What is somewhat unconventional about the four-piece, though, is its instrumentation. Vanasdale plays guitar, and Rychorcewicz mandolin; simple enough so far. (Rychorcewicz picked up mandolin because he happened to find a free one.) Josh Dukes, the band's most recent addition and a veteran of punk and rockabilly bands like Supercharged Suicide, plays a stand-up bass. And Sheila Liming? She chimes in with ... an accordion.
"I answered their Craigslist ad, and they were looking for a singer and fiddle player," she recalls. "And I called them and said, ‘I don't play fiddle, but ...'"
There's no drummer, and the band doesn't require amplification, which lets it play everything from rock clubs like Thunderbird Café to a parking lot in Polish Hill during a community festival. Its music is high-energy — it didn't take a lot of adjustment for Dukes to move to Armadillos-style folk after the punk bands he'd been in — but not abrasive. (Making a set completely family-friendly requires only minor changes to the lyrics, Liming notes: "Take out a few ‘bastards' and we're good!")
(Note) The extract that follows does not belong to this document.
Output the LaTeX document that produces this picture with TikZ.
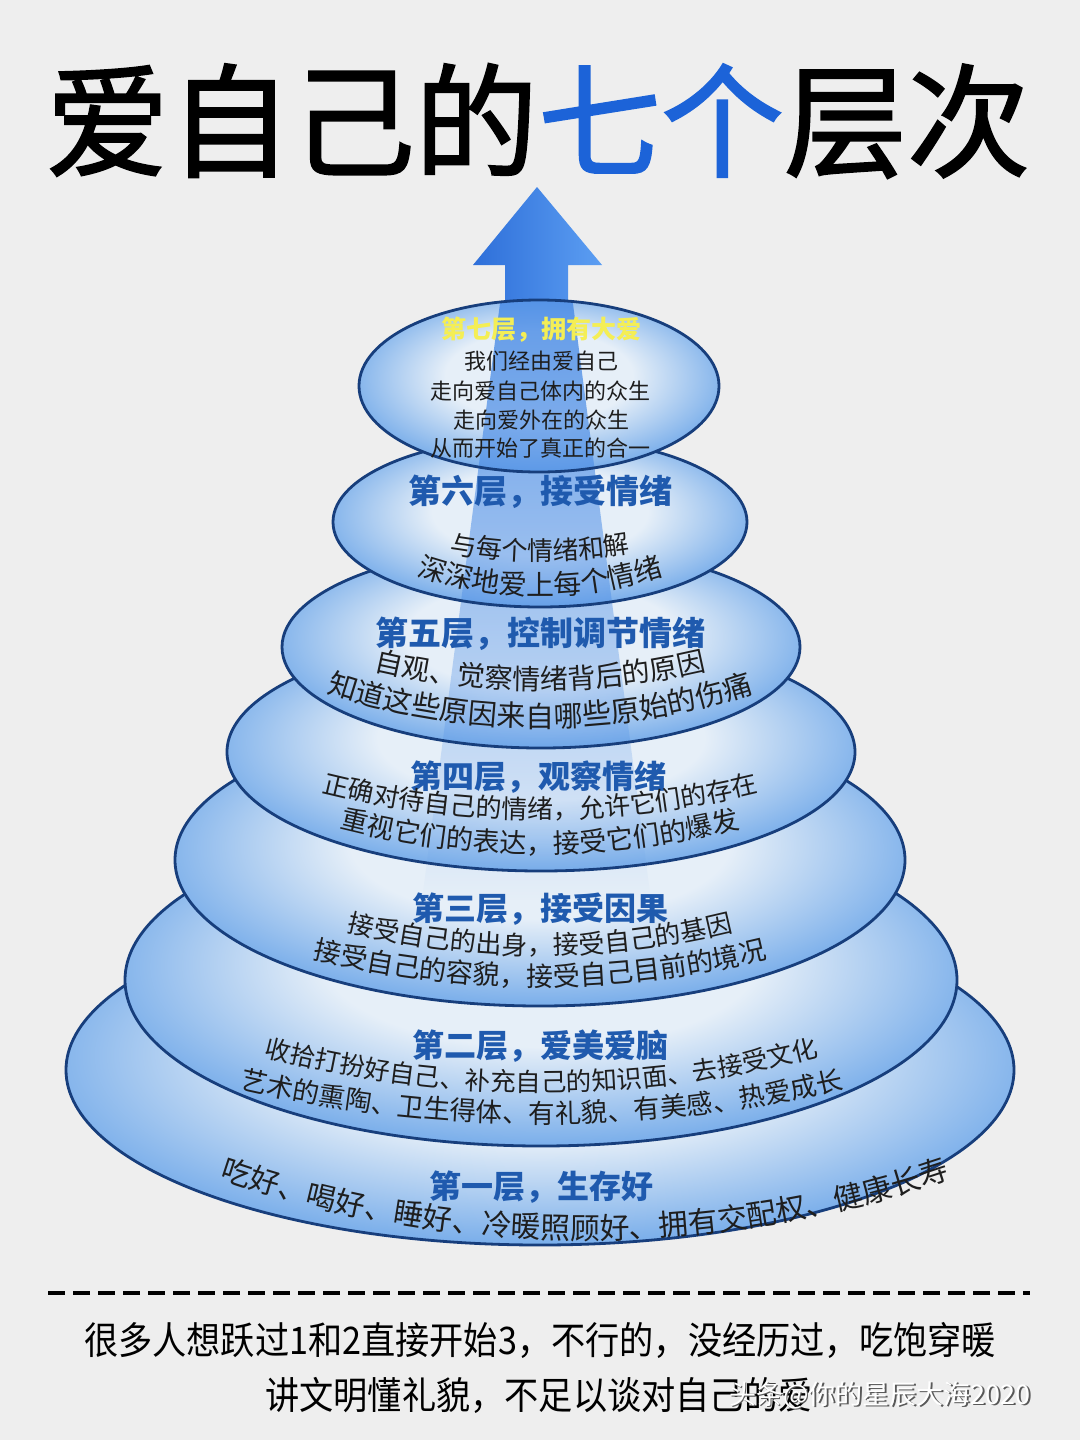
\documentclass[tikz,border=0pt]{standalone}
\usepackage{fontspec}
\setmainfont{Noto Sans CJK SC}
\newfontfamily\titlefont{Noto Sans CJK SC}[FakeBold=1.6]
\usepackage{graphicx}
\usetikzlibrary{decorations.text,fadings}
\definecolor{bgcol}{HTML}{EEEEEE}
\definecolor{lyrin}{HTML}{E6EFF8}
\definecolor{lyrout}{HTML}{78ADEA}
\definecolor{outlinec}{HTML}{173E7C}
\definecolor{headblue}{HTML}{1F5AAE}
\definecolor{bodytext}{HTML}{1E1E1E}
\definecolor{beamblue}{HTML}{4A8CE6}
\definecolor{headyellow}{HTML}{F4EE55}
\definecolor{titleblue}{HTML}{1C63D8}
\definecolor{arrowa}{HTML}{2E6FD9}
\definecolor{arrowb}{HTML}{5C9EF2}
\pgfdeclareradialshading{layershade}{\pgfpoint{0bp}{4bp}}{color(0bp)=(lyrin); color(13bp)=(lyrin); color(27bp)=(lyrout); color(50bp)=(lyrout)}
\tikzfading[name=beamfade, top color=transparent!10, bottom color=transparent!100]
% cx, ymid (glyph centre at lowest point), R, half angle, font size, text
\newcommand{\curvetext}[6]{%
  \path[decorate, decoration={text along path, text align=center,
    text={|\fontsize{#5}{#5}\selectfont\color{bodytext}|#6}}]
    ([shift={(90+#4:#3)}] #1,{#2+0.38*#5-#3}) arc[start angle=90+#4, end angle=90-#4, radius=#3];}
\newcommand{\beampath}{(505,265) -- (568,265) -- (651,900) -- (422,900) -- cycle}
\newcommand{\drawlayer}[4]{%
  \shade[shading=layershade] (#1,#2) ellipse [x radius=#3, y radius=#4];
  \begin{scope}
    \clip (#1,#2) ellipse [x radius=#3, y radius=#4];
    \fill[beamblue, path fading=beamfade] \beampath;
  \end{scope}
  \draw[outline] (#1,#2) ellipse [x radius=#3, y radius=#4];}
\begin{document}
\begin{tikzpicture}[x=1pt,y=-1pt,
  outline/.style={draw=outlinec, line width=2.8pt},
  head/.style={font=\fontsize{32}{32}\selectfont\bfseries, text=headblue, inner sep=0pt},
  toptext/.style={font=\fontsize{22}{22}\selectfont, text=bodytext, inner sep=0pt},
  bottomtext/.style={font=\fontsize{38}{38}\selectfont, text=black, inner sep=0pt}]
\useasboundingbox (0,0) rectangle (1080,1440);
\fill[bgcol] (0,0) rectangle (1080,1440);
% title
\node[inner sep=0pt, font=\titlefont\fontsize{123}{123}\selectfont] (title) at (538,121) {爱自己的\textcolor{titleblue}{七个}层次};
% arrow
\shade[left color=arrowa, right color=arrowb] (537,187) -- (602,265) -- (568,265) -- (568,330) -- (505,330) -- (505,265) -- (473,265) -- cycle;
% layers, bottom to top
\drawlayer{540}{1070}{474}{175}
\drawlayer{541}{980}{416}{166}
\drawlayer{540}{860}{365}{146}
\drawlayer{541}{752}{314}{119}
\drawlayer{541}{647}{259}{101}
\drawlayer{540}{522}{207}{85}
\drawlayer{539}{386}{180}{86}
% layer 7
\node[inner sep=0pt, font=\fontsize{25}{25}\selectfont\bfseries, text=headyellow] (h7) at (541,330) {第七层，拥有大爱};
\node[toptext] (t7a) at (541,361) {我们经由爱自己};
\node[toptext] (t7b) at (540,391) {走向爱自己体内的众生};
\node[toptext] (t7c) at (541,420) {走向爱外在的众生};
\node[toptext] (t7d) at (540,448) {从而开始了真正的合一};
% layer 6
\node[head, font=\fontsize{33}{33}\selectfont\bfseries] (h6) at (540,492) {第六层，接受情绪};
\curvetext{540}{551}{520}{30}{26}{与每个情绪和解}
\curvetext{540}{585}{380}{40}{28}{深深地爱上每个情绪}
% layer 5
\node[head, font=\fontsize{33}{33}\selectfont\bfseries] (h5) at (540,634) {第五层，控制调节情绪};
\curvetext{540}{679}{720}{30}{28}{自观、觉察情绪背后的原因}
\curvetext{540}{716}{680}{40}{29}{知道这些原因来自哪些原始的伤痛}
% layer 4
\node[head] (h4) at (538,777) {第四层，观察情绪};
\curvetext{540}{809}{900}{35}{26}{正确对待自己的情绪，允许它们的存在}
\curvetext{540}{843}{800}{35}{27}{重视它们的表达，接受它们的爆发}
% layer 3
\node[head] (h3) at (540,909) {第三层，接受因果};
\curvetext{540}{945}{800}{35}{26}{接受自己的出身，接受自己的基因}
\curvetext{540}{976}{950}{30}{27}{接受自己的容貌，接受自己目前的境况}
% layer 2
\node[head] (h2) at (540,1046) {第二层，爱美爱脑};
\curvetext{541}{1082}{1100}{30}{25.5}{收拾打扮好自己、补充自己的知识面、去接受文化}
\curvetext{542}{1113}{1350}{25}{26.5}{艺术的熏陶、卫生得体、有礼貌、有美感、热爱成长}
% layer 1
\node[head] (h1) at (541,1187) {第一层，生存好};
\curvetext{585}{1228}{1130}{30}{29.8}{吃好、喝好、睡好、冷暖照顾好、拥有交配权、健康长寿}
% dashed separator
\coordinate (dl) at (48,1293);
\coordinate (dr) at (1030,1293);
\draw[black, line width=4.5pt, dash pattern=on 17pt off 8pt] (dl) -- (dr);
% bottom text
\node[bottomtext] (b1) at (540,1340) {\scalebox{0.9}[1]{很多人想跃过1和2直接开始3，不行的，没经历过，吃饱穿暖}};
\node[bottomtext, anchor=west] (b2) at (265,1395) {\scalebox{0.9}[1]{讲文明懂礼貌，不足以谈对自己的爱}};
% watermark
\node[anchor=west, inner sep=0pt, font=\fontsize{27}{27}\selectfont, text=black!65] (wmshadow) at (730.5,1396.5) {头条@你的星辰大海2020};
\node[anchor=west, inner sep=0pt, font=\fontsize{27}{27}\selectfont, text=white] (wm) at (729,1395) {头条@你的星辰大海2020};
\end{tikzpicture}
\end{document}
The four-piece set-up, with Liming on accordion, vocals and tin whistle, solidified in early 2009, and in 2010 the band released its self-titled debut full-length. Dukes joined earlier this year after the departure of former bassist Chuck Shreve, and now The Armadillos are working on a follow-up release. In the meantime, the band has been touring a bit and playing locally on a regular basis, including a monthly appointment at the Park House, on the North Side. (Rychorcewicz is a cook at the Monterey Pub; the band practices in his apartment upstairs from the bar.)
The band's members come from starkly different backgrounds — day jobs range from apartment maintenance man to English professor — but their approach to music is based on a common denominator: old-fashioned fun. They don't just sing about whiskey; they're pretty adept at throwing it back, too. And while they take on an old-style aesthetic, they avoid the painstaking pretentiousness of steampunkish re-creationists. Instead, they identify with a certain camp of folk revivalists like Holy Ghost Tent Revival, O'Death, Shotgun Party and Jayke Orvis: acts that are retro but not to the point of shtick, and that concentrate on good songwriting.
To what do The Armadillos attribute their popularity with City Paper readers?
"Playing a whole lot," Vanasdale says.
"And dancing," adds Liming. "A lot of people come to our shows just to dance!"